The topic of resources for learning mathematics commonly becomes of interest during times of disruption and rapid change in education. The considerable research on undergraduate mathematics students’ resource use largely focuses on learning resources in the form of material technologies and texts. Concerned that contemporary decisions about resourcing for learning in mathematics may take the form of simply adding material resources, we identify the need for research that is designed around a broader notion of learning resource, and which focuses on what resources students use, as well as how they use multiple resources individually and together towards accessing mathematics. Thus, in our qualitative study of undergraduate mathematics students’ resource use, we adopt a socio-cultural notion of resources as material, human, spatial, temporal and linguistic, and of resource use as transparent. We investigate six students’ resource use, reported in weekly learning logs and focus group interviews.

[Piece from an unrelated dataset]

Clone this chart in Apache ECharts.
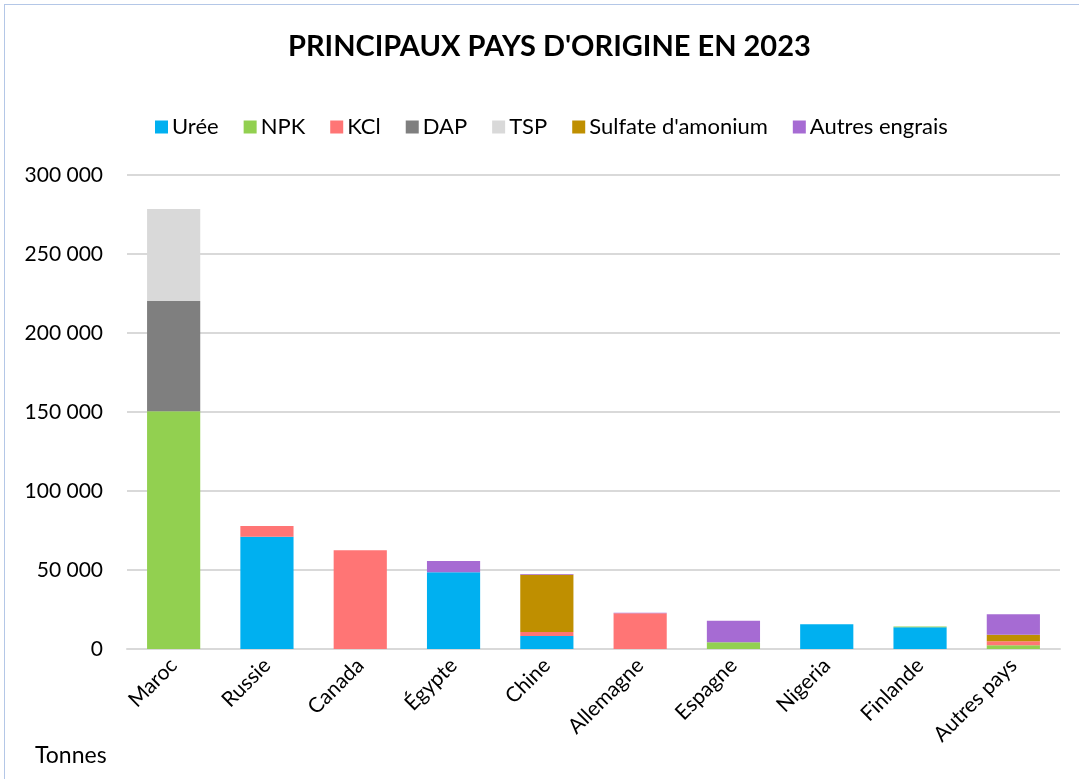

We show that students used material technologies and texts, and human and linguistic resources in three spaces − the live lecture, informal study and tutorial − with study time available for mathematics central to their choice of resources and how they used them. How students put these multiple resources to work (or not) towards accessing mathematics involved complex, agentic, individual work. Students’ use of the lecturer’s writing on the chalkboard, talk and gestures to make lecture notes in the live lecture is an example of this. Our findings offer insights into how lecturers can select learning resources, and also support students to use these towards accessing mathematics.